10. The said decision was applied in the decision in S.G. Mercantile Corpn. (P.) Ltd. v. CIT [1972] 83 ITR 700 (SC), wherein the Supreme Court pointed out that the liability to tax under Section 9 of the Income Tax Act, 1922 is of the owner of the buildings or land appurtenant thereto. In case the assessee is the owner of the buildings or lands appurtenant thereto, he would be liable to pay tax under Section 9 even if the object of the assessee in purchasing the landed property was to promote and develop a market thereon. The Apex Court pointed out that the ownership of property and leasing it out may be done as a part of business, or it may be done as land-owner. Whether it is the one or the other must necessarily depend upon the object with which the act is done. It further pointed out that, ‘the distinct heads specified in section 6 indicating the sources are mutually exclusive and income derived from different sources falling under specific heads has to be computed for the purpose of taxation in the manner provided by the appropriate section’. Referring to the decision in East India Housing & Land Development Trust Ltd. v. CIT [1961] 42 ITR 49 (SC), the Apex Court pointed out that if the income from a source falls within a specific head set out in section 6, the fact that it may indirectly be covered by another head will not make the income taxable under the latter head. Thus, holding the Supreme Court held that the paramount consideration which would weigh is whether the acquisition of the property was by way of investment and whether the property was let out because of the assessee having a title in the same or whether the acquisition and letting out of the property constituted the business and trading activity of the assessee.

11. In considering whether the income arising on the leasing of the property was business of the assessee, one has to get into the nature of the business of the assessee to find out the receipts are asses sable under the head of income from house property or as business income and if receipts does not fall in any of those classified heads, would fall consideration under the residuary head of income as income from other sources.

12. In the decision in Chennai Properties & Investments Ltd. (supra), this Court elaborately considered the decisions on the subject and on facts, came to the conclusion that as the owner of the building, the rental income received by the assessee on exploiting the property by letting out the same was liable to be assessed under the head ‘Income from house property’. A reading of the decision referred to above thus shows a common thread of reasoning that in deciding whether the income on leasing out the property could be treated as income from property or business, the question has to be considered in the circumstances of each case and in the case of assessee being a company, the question has to be considered in the background of the object of the company and whether it is for leasing out the property or as a business to earn income.
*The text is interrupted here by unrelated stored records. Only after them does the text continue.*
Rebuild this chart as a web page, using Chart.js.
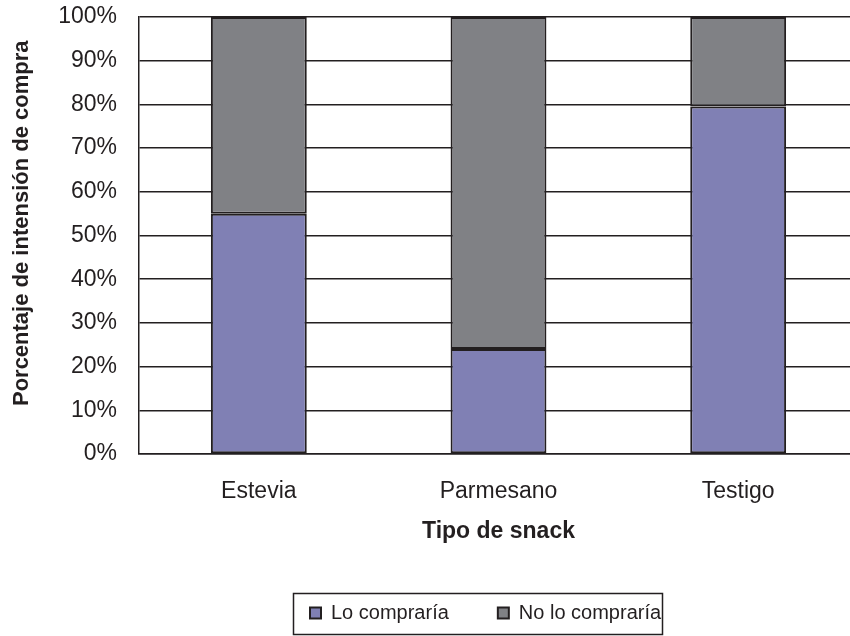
<!DOCTYPE html>
<html>
<head>
<meta charset="utf-8">
<script src="https://cdn.jsdelivr.net/npm/chart.js@4/dist/chart.umd.min.js"></script>
<style>
  html, body { margin: 0; padding: 0; background: #fff; overflow: hidden; }
  #wrap { width: 850px; height: 636px; overflow: hidden; }
</style>
</head>
<body>
<div id="wrap"><canvas id="c" width="858" height="636"></canvas></div>
<script>
// Purchase intention by snack type (percent of panel)
const categories = ['Estevia', 'Parmesano', 'Testigo'];
const seriesNames = ['Lo compraría', 'No lo compraría'];
const wouldBuy = [55, 24, 79.5];
const wouldNotBuy = [45, 76, 20.5];
const yTicks = [0, 10, 20, 30, 40, 50, 60, 70, 80, 90, 100];

const FONT = "'Liberation Sans', Arial, sans-serif";
const INK = '#231f20';

// Places the legend row and draws the frame around it
const legendFrame = {
  id: 'legendFrame',
  afterLayout(chart) {
    const lg = chart.legend;
    lg.left = 261; lg.right = 858;
    lg.top = 554; lg.bottom = 640;
    lg.width = lg.right - lg.left;
    lg.height = lg.bottom - lg.top;
  },
  afterDraw(chart) {
    const ctx = chart.ctx;
    ctx.save();
    ctx.strokeStyle = INK;
    ctx.lineWidth = 1.5;
    ctx.strokeRect(293.5, 593.5, 369, 41);
    ctx.restore();
  }
};

new Chart(document.getElementById('c'), {
  type: 'bar',
  data: {
    labels: categories,
    datasets: [
      { label: seriesNames[0], data: wouldBuy, backgroundColor: '#8080b4', borderColor: INK, borderWidth: 2, borderSkipped: false },
      { label: seriesNames[1], data: wouldNotBuy, backgroundColor: '#808185', borderColor: INK, borderWidth: 2, borderSkipped: false }
    ]
  },
  options: {
    responsive: false,
    animation: false,
    devicePixelRatio: 1,
    layout: { padding: { top: 17, left: 0, right: 0, bottom: 0 } },
    datasets: { bar: { categoryPercentage: 1, barPercentage: 0.4 } },
    plugins: {
      tooltip: { enabled: false },
      legend: {
        position: 'bottom',
        align: 'start',
        maxHeight: 1,
        labels: {
          font: { family: FONT, size: 20 },
          color: INK,
          boxWidth: 11,
          boxHeight: 11,
          padding: 49
        }
      }
    },
    scales: {
      x: {
        stacked: true,
        grid: { display: false, drawTicks: false },
        border: { display: true, color: INK, width: 1.5 },
        ticks: { font: { family: FONT, size: 23 }, color: INK, padding: 24 },
        title: {
          display: true, text: 'Tipo de snack', color: INK,
          font: { family: FONT, size: 23, weight: 'bold' },
          padding: { top: 0, bottom: 90 }
        },
        afterFit(scale) { scale.height = 181; }
      },
      y: {
        stacked: true,
        min: 0, max: 100,
        afterBuildTicks(scale) { scale.ticks = yTicks.map(v => ({ value: v })); },
        grid: { color: INK, lineWidth: 1.5, drawTicks: true, tickLength: 22, tickColor: 'rgba(0,0,0,0)' },
        border: { display: true, color: INK, width: 1.5 },
        ticks: {
          font: { family: FONT, size: 23 }, color: INK, padding: 0,
          callback: v => v + '%'
        },
        title: {
          display: true, text: '    Porcentaje de intensión de compra', color: INK,
          font: { family: FONT, size: 22, weight: 'bold' },
          padding: { top: 9, bottom: 0 }
        },
        afterFit(scale) { scale.width = 139; }
      }
    }
  },
  plugins: [legendFrame]
});
</script>
</body>
</html>
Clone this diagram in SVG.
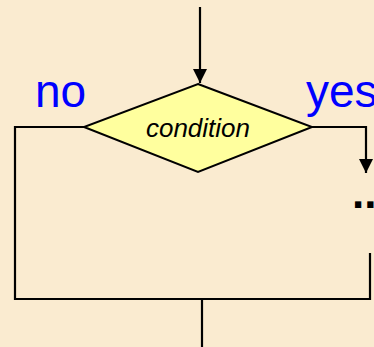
<svg xmlns="http://www.w3.org/2000/svg" width="374" height="347" viewBox="0 0 374 347">
  <defs>
    <marker id="arr" viewBox="0 0 14 15" refX="14" refY="7" markerWidth="14" markerHeight="15" markerUnits="userSpaceOnUse" orient="auto">
      <path d="M0,0 L14,7 L0,14 Z" fill="#000"/>
    </marker>
    <style>
      .ln { stroke:#000; stroke-width:2.2; fill:none; }
      .lbl { font-family:"Liberation Sans", Arial, sans-serif; fill:#0000FF; font-size:46px; }
    </style>
  </defs>
  <rect width="374" height="347" fill="#FAEBD0"/>
  <g id="connectors">
    <line class="ln" x1="200" y1="7" x2="200" y2="83" marker-end="url(#arr)"/>
    <polyline class="ln" points="84,127 15,127 15,299 370,299 370,253"/>
    <polyline class="ln" points="312,127 366,127 366,173" marker-end="url(#arr)"/>
    <line class="ln" x1="202" y1="299" x2="202" y2="347"/>
  </g>
  <g id="condition">
    <polygon points="198,84 312,127 198,172 84,127" fill="#FFFF9E" stroke="#000" stroke-width="2"/>
    <text x="198" y="137" text-anchor="middle" font-family="'Liberation Sans', Arial, sans-serif" font-style="italic" font-size="26" fill="#000">condition</text>
  </g>
  <g id="labels">
    <text class="lbl" x="35" y="107">no</text>
    <text class="lbl" x="306" y="107">yes</text>
  </g>
  <g id="dots">
    <text x="352" y="208" font-family="'Liberation Sans', Arial, sans-serif" font-weight="bold" font-size="44" fill="#000">...</text>
  </g>
</svg>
13. Applying the said rulings to the facts of the case, on going through the articles of association, we agree with the contention of the assessee that the income received from the leasing out of the property with all amenities and facilities would be income from business only and can not be assessed either as income from house property or as income from other sources.
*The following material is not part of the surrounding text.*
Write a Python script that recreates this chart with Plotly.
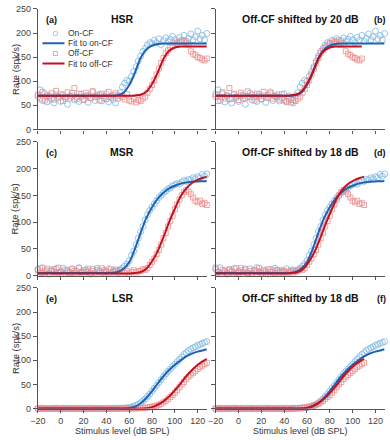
import plotly.graph_objects as go

# ---------------- data ----------------
levels = list(range(-20, 130, 2))            # stimulus level (dB SPL), 75 points
fit_levels = list(range(-20, 130, 5)) + [128]  # 31 points for fitted curves
tick_x = list(range(-20, 121, 20))
tick_y = list(range(0, 251, 50))

hsr_on = [68, 82, 60, 74, 57, 70, 63, 55, 72, 66, 58, 71, 64, 52, 69,
          75, 61, 67, 58, 73, 63, 70, 56, 66, 78, 60, 68, 72, 59, 65,
          74, 57, 69, 62, 55, 70, 76, 88, 96, 102, 100, 110, 120, 130, 142,
          152, 162, 168, 175, 180, 178, 185, 180, 188, 176, 184, 190, 182, 187, 193,
          186, 180, 191, 185, 195, 183, 189, 198, 186, 192, 204, 188, 195, 186, 199]
hsr_off = [72, 64, 78, 60, 70, 66, 75, 62, 80, 68, 73, 59, 67, 77, 64,
           70, 86, 63, 74, 68, 61, 76, 70, 65, 79, 67, 72, 60, 74, 69,
           63, 78, 66, 71, 75, 64, 70, 67, 62, 73, 60, 58, 63, 56, 61,
           59, 64, 68, 76, 84, 92, 102, 114, 126, 138, 148, 158, 164, 170, 174,
           180, 178, 183, 181, 185, 180, 176, 162, 157, 154, 150, 148, 145, 143, 147]
msr_on = [12, 6, 15, 4, 9, 3, 11, 7, 13, 5, 8, 14, 4, 10, 6,
          13, 5, 9, 15, 7, 4, 11, 8, 3, 12, 6, 14, 9, 5, 10,
          7, 13, 4, 9, 11, 8, 11, 14, 18, 22, 28, 38, 46, 58, 70,
          82, 92, 104, 114, 122, 128, 134, 140, 146, 150, 155, 158, 162, 164, 168,
          170, 172, 171, 175, 178, 176, 180, 179, 183, 181, 185, 183, 189, 186, 190]
msr_off = [10, 14, 5, 8, 13, 4, 9, 12, 6, 15, 7, 3, 11, 8, 5,
           12, 9, 4, 14, 6, 10, 7, 13, 5, 9, 3, 11, 8, 14, 6,
           9, 4, 12, 7, 10, 5, 11, 8, 6, 9, 4, 7, 10, 6, 8,
           9, 12, 11, 14, 20, 26, 32, 40, 48, 58, 70, 80, 92, 102, 112,
           124, 133, 142, 150, 156, 160, 157, 152, 146, 140, 137, 140, 134, 136, 132]
lsr_on = [0, 0, 1, 0, 0, 0, 0, 0, 1, 0, 0, 1, 0, 0, 0,
          0, 0, 0, 0, 1, 0, 0, 0, 1, 0, 0, 0, 0, 0, 0,
          0, 1, 0, 0, 1, 0, 1, 1, 1, 2, 2, 3, 5, 7, 9,
          12, 16, 20, 25, 30, 36, 42, 48, 54, 60, 66, 72, 77, 82, 87,
          92, 97, 102, 107, 112, 116, 120, 123, 126, 128, 131, 133, 135, 137, 139]
lsr_off = [0, 1, 0, 0, 0, 0, 0, 1, 0, 0, 0, 0, 0, 0, 1,
           0, 0, 1, 0, 0, 0, 0, 0, 0, 0, 1, 0, 0, 0, 0,
           0, 0, 0, 1, 0, 0, 0, 1, 0, 0, 0, 0, 1, 0, 1,
           1, 1, 2, 2, 3, 4, 5, 6, 8, 10, 13, 16, 20, 24, 28,
           33, 38, 44, 50, 55, 61, 66, 70, 74, 78, 82, 86, 89, 92, 95]

hsr_fit_on = [70]*14 + [71, 76, 92, 118, 148, 166, 174, 177] + [178]*8 + [178]
hsr_fit_off = [70]*17 + [70.5, 72, 78, 94, 118, 146, 163, 170] + [172]*5 + [172]
msr_fit_on = [5]*14 + [7, 13, 25, 50, 80, 108, 128, 144, 155, 163, 168, 172, 174, 175.5, 176, 176.5, 177]
msr_fit_off = [4]*17 + [5, 7, 13, 27, 46, 72, 100, 125, 148, 163, 173, 179, 183, 185]
lsr_fit_on = [0]*16 + [1, 4, 11, 22, 36, 52, 67, 80, 91, 100, 108, 114, 118, 121, 123]
lsr_fit_off = [0]*19 + [1, 3, 8, 15, 25, 38, 52, 67, 80, 91, 99, 103]

groups = ["HSR", "MSR", "LSR"]
on_data = [hsr_on, msr_on, lsr_on]
off_data = [hsr_off, msr_off, lsr_off]
on_fits = [hsr_fit_on, msr_fit_on, lsr_fit_on]
off_fits = [hsr_fit_off, msr_fit_off, lsr_fit_off]
shifts = [20, 18, 18]
panel_tags = ["(a)", "(b)", "(c)", "(d)", "(e)", "(f)"]
legend_labels = ["On-CF", "Fit to on-CF", "Off-CF", "Fit to off-CF"]
legend_rows_y = [199, 178.5, 157.5, 136.5]

# ---------------- style ----------------
W, H = 390, 440
FONT = "Liberation Sans, Arial, sans-serif"
C_ON_M = "rgba(125,185,228,0.8)"
C_OFF_M = "rgba(238,140,140,0.8)"
C_ON_L = "#1f62b3"
C_OFF_L = "#c0121f"
AX = "#555555"

xdom = {1: [30.5 / W, 203 / W], 2: [212 / W, 384.5 / W]}
ypx = {1: (4, 127.3), 2: (140, 277), 3: (289.5, 413)}
ydom = {r: [1 - b / H, 1 - t / H] for r, (t, b) in ypx.items()}

fig = go.Figure()
layout = dict(width=W, height=H, margin=dict(l=0, r=0, t=0, b=0),
              paper_bgcolor="white", plot_bgcolor="white", showlegend=False,
              font=dict(family=FONT, size=9, color="#333"))
annotations = []
shapes = []

for g in range(3):
    for col in (1, 2):
        k = g * 2 + col
        xa, ya = f"x{k}" if k > 1 else "x", f"y{k}" if k > 1 else "y"
        sh = 0 if col == 1 else shifts[g]
        xs_off = [l - sh for l in levels]
        keep = [i for i, v in enumerate(xs_off) if v >= -20]
        fig.add_trace(go.Scatter(x=levels, y=on_data[g], mode="markers", xaxis=xa, yaxis=ya,
                                 cliponaxis=False,
                                 marker=dict(symbol="circle-open", size=6, color=C_ON_M, line=dict(width=1))))
        fig.add_trace(go.Scatter(x=[xs_off[i] for i in keep], y=[off_data[g][i] for i in keep],
                                 mode="markers", xaxis=xa, yaxis=ya, cliponaxis=False,
                                 marker=dict(symbol="square-open", size=5, color=C_OFF_M, line=dict(width=1))))
        fig.add_trace(go.Scatter(x=fit_levels, y=on_fits[g], mode="lines", xaxis=xa, yaxis=ya,
                                 line=dict(color=C_ON_L, width=2, shape="spline", smoothing=0.8)))
        fig.add_trace(go.Scatter(x=[l - sh for l in fit_levels], y=off_fits[g], mode="lines",
                                 xaxis=xa, yaxis=ya,
                                 line=dict(color=C_OFF_L, width=2, shape="spline", smoothing=0.8)))

        row = g + 1
        axcommon = dict(showline=True, linecolor=AX, linewidth=1.3, ticks="outside",
                        tickwidth=1, tickcolor=AX, showgrid=False, zeroline=False,
                        tickfont=dict(size=9, color="#444"))
        layout["xaxis" + (str(k) if k > 1 else "")] = dict(
            domain=xdom[col], anchor=ya, range=[-20, 128], tickvals=tick_x, ticklen=3,
            showticklabels=(row == 3), **axcommon)
        layout["yaxis" + (str(k) if k > 1 else "")] = dict(
            domain=ydom[row], anchor=xa, range=[0, 250], tickvals=tick_y, ticklen=4,
            showticklabels=(col == 1), **axcommon)

        t, b = ypx[row]
        ty = 1 - 10 / (b - t)
        title = groups[g] if col == 1 else f"Off-CF shifted by {shifts[g]} dB"
        annotations.append(dict(text=f"<b>{title}</b>", xref=f"{xa} domain", yref=f"{ya} domain",
                                x=0.5, y=ty, xanchor="center", yanchor="middle", showarrow=False,
                                font=dict(size=10.5, color="#111")))
        tag_y = 1 - 11 / (b - t)
        if col == 1:
            annotations.append(dict(text=f"<b>{panel_tags[k-1]}</b>", xref=f"{xa} domain",
                                    yref=f"{ya} domain", x=0.081, y=tag_y, xanchor="center",
                                    yanchor="middle", showarrow=False,
                                    font=dict(size=9, color="#111")))
            annotations.append(dict(text="Rate (spk/s)", xref="paper", yref="paper",
                                    x=7 / W, y=1 - (t + b) / 2 / H, textangle=-90,
                                    xanchor="center", yanchor="middle", showarrow=False,
                                    font=dict(size=9.5, color="#333")))
        else:
            annotations.append(dict(text=f"<b>{panel_tags[k-1]}</b>", xref=f"{xa} domain",
                                    yref=f"{ya} domain", x=1.02, xanchor="right", y=tag_y,
                                    yanchor="middle", showarrow=False,
                                    font=dict(size=9, color="#111")))
        if row == 3:
            annotations.append(dict(text="Stimulus level (dB SPL)", xref="paper", yref="paper",
                                    x=sum(xdom[col]) / 2, y=1 - 435.5 / H, xanchor="center",
                                    yanchor="middle", showarrow=False, borderpad=0,
                                    font=dict(size=9, color="#333")))

# legend in panel (a)
kinds = ["m_on", "l_on", "m_off", "l_off"]
for label, kind, yv in zip(legend_labels, kinds, legend_rows_y):
    annotations.append(dict(text=label, xref="x", yref="y", x=4.5, y=yv, xanchor="left",
                            yanchor="middle", showarrow=False, font=dict(size=8.5, color="#333")))
    if kind.startswith("l"):
        shapes.append(dict(type="line", xref="x", yref="y", x0=-16, x1=3.3, y0=yv, y1=yv,
                           line=dict(color=C_ON_L if kind == "l_on" else C_OFF_L, width=2)))
    elif kind == "m_on":
        shapes.append(dict(type="circle", xref="x", yref="y", xsizemode="pixel", ysizemode="pixel",
                           xanchor=-4.7, yanchor=yv, x0=-2.2, x1=2.2, y0=-2.2, y1=2.2,
                           line=dict(color=C_ON_M, width=1)))
    else:
        shapes.append(dict(type="rect", xref="x", yref="y", xsizemode="pixel", ysizemode="pixel",
                           xanchor=-4.7, yanchor=yv, x0=-2, x1=2, y0=-2, y1=2,
                           line=dict(color=C_OFF_M, width=1)))

layout["annotations"] = annotations
layout["shapes"] = shapes
fig.update_layout(**layout)
fig.write_html("out.html", config={"displayModeBar": False},
               post_script="document.body.style.margin='0';document.body.style.padding='0';")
14. We had extracted in preceding paragraphs the main objects of the company as contained in Clauses (1) and (2) of Part A. A reading of Clauses (1) and (2) of Part A shows vast difference between two clauses. Clause(1) of Part A is regarding objects as to establish and provide facilities and amenities required to run, maintain, manage or administer computer centers for manufacturing or processing software packages and/ or hardware materials and components required for computer industry. Clause (2) is regarding establishing and running of a data processing/ computer centers and to offer consultancy and data processing and other services which are normally offered by data processing computer centers to industrial, business and other types of customers and to impart training on electronic data processing, computer software and hardware to customers and others. Thus, in contradistinction to clause (2) which is about establishing and running data processing/computer centers, clause (1) is to establish and provide facilities required to run the computer industry. If the assessee is intended to establish and provide for facilities for running computer industry by assessee itself, then clause (1) would have been worded differently in similar line as worded in Clause (2) of Part A. Considering the difference in the language in clauses (1) and (2) of Part A, we have no hesitation in accepting the plea of the assessee that leasing of the modules with all facilities is part of the business of the assessee. Clause (1) of part A of the memorandum of Association is specific and relevant clause.
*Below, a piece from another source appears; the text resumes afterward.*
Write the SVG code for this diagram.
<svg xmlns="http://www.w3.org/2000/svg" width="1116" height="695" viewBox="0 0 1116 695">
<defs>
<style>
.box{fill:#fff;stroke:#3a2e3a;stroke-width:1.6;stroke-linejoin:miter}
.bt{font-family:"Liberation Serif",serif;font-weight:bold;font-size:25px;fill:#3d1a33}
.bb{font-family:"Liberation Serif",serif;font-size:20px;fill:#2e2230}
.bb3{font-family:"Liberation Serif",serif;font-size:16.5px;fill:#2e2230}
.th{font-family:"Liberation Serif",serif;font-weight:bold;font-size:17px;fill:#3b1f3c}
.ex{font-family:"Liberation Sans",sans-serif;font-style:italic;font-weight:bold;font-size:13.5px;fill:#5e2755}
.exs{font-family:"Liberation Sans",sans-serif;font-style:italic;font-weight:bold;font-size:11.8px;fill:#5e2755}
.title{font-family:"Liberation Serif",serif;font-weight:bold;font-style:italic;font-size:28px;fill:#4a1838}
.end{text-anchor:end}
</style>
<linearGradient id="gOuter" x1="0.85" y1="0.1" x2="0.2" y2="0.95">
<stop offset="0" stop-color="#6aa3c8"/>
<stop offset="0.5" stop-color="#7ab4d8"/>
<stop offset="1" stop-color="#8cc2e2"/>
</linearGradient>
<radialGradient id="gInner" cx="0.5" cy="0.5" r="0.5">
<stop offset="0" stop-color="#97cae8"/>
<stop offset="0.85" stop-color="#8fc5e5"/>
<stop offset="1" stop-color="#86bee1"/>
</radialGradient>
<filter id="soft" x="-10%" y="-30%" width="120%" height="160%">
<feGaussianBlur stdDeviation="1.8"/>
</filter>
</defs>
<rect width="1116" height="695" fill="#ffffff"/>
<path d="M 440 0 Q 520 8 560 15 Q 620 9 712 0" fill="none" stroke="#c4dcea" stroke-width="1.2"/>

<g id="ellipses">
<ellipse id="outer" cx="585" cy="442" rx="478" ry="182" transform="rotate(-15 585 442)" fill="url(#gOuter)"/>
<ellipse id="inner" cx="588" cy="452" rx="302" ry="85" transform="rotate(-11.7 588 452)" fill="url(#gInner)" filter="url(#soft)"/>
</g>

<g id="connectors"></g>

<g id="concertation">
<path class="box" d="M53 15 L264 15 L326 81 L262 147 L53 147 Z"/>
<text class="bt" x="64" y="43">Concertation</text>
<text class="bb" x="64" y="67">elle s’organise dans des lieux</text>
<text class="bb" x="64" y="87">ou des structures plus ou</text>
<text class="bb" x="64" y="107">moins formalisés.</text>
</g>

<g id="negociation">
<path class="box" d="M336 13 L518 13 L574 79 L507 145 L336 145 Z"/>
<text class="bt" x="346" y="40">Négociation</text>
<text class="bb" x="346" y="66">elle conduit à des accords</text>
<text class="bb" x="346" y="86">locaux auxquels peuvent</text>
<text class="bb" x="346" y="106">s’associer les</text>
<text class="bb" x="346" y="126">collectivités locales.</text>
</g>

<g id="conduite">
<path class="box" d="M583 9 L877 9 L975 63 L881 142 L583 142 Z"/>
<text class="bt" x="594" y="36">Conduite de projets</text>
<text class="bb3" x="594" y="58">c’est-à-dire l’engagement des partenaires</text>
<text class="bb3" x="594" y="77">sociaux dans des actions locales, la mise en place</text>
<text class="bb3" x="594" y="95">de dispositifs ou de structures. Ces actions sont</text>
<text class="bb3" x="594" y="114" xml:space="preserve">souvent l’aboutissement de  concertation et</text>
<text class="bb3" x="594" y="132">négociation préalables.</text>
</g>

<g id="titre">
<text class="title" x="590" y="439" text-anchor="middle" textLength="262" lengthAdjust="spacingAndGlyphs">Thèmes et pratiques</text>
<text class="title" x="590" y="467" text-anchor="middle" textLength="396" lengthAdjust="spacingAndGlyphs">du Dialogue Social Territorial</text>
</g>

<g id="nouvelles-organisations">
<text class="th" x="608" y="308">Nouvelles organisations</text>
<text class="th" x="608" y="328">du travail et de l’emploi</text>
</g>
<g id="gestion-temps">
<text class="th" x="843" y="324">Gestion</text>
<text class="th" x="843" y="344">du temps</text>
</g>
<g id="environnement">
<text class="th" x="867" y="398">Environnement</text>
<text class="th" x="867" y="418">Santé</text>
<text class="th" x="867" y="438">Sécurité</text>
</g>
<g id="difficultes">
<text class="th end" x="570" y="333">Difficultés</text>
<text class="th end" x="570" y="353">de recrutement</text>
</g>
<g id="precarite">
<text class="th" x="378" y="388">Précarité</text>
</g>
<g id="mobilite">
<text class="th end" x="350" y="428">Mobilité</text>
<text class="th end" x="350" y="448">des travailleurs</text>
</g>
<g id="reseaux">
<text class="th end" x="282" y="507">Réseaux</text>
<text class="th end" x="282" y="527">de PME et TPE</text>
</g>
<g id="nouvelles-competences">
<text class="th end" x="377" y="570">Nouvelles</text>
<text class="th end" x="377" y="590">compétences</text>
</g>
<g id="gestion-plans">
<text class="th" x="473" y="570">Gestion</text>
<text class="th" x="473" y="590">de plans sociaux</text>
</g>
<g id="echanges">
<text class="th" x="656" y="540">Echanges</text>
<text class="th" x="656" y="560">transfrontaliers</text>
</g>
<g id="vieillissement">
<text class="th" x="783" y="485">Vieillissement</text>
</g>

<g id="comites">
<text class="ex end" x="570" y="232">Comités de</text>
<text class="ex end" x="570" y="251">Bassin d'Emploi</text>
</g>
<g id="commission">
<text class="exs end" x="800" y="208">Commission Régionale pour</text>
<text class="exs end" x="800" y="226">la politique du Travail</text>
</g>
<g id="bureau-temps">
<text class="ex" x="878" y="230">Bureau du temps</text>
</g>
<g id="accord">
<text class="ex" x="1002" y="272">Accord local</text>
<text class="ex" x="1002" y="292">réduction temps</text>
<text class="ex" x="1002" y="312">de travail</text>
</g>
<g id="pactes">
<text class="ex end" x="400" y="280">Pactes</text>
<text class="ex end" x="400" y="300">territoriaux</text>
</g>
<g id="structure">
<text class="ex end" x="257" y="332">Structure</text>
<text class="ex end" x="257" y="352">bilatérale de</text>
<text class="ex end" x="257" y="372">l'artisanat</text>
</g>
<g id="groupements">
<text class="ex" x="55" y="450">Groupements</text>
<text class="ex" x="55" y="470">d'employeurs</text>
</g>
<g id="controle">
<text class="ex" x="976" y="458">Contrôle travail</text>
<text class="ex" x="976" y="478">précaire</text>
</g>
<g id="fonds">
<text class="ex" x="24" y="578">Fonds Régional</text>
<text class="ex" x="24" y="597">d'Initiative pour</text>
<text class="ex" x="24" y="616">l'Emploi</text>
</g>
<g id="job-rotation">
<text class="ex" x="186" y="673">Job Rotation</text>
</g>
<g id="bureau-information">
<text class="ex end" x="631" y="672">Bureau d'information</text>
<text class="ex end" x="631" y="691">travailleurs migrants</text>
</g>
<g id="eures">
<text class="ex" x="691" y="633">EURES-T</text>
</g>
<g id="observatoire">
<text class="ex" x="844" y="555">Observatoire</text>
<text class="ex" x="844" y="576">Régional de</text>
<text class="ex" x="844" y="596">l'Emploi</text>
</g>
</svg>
15. To achieve the object of Clause (1) of Part A, Clause (1) of Part B provides for objects which are incidental or ancillary to the attainment of the main objects. Clause (1) of Part B enables the company to take on lease, acquire, hire, construct, erect, build, repair, demolish and reconstruct, develop, improve and maintain buildings, structures, apartments and to do other similar constructions and for these purposes purchase, take on lease or otherwise acquire and hold any lands and prepare layout thereon and prepare lands for building purposes and preparing building sites by consolidating or connecting or sub-dividing properties or buildings of any tenure or descriptions wherever situated or rights or interests therein or connected therewith and advancing money to and entering into contracts and arrangements of all kind with builders, tenants, occupiers and others for the purpose of achieving the objects mentioned herein.

16. Thus, read in the context of Clause (1) of Part B and Clause (1) of Part A, we hold that when the company had taken lands on 90 years lease with the objects of constructing I.T. Company with all its infrastructural facilities, the same was for the purpose of establishing and providing the amenities required to run, maintain, manage or administer computer centers for manufacturing or processing software packages and/ or hardware materials and components required for computer industry, to exploit it as a business proposition. In the face of these clauses, we have no hesitation in confirming the order of the Tribunal, thereby, holding that the lease rentals are asses sable as business income only. In the circumstances, rejecting the Tax Case (Appeals). No costs.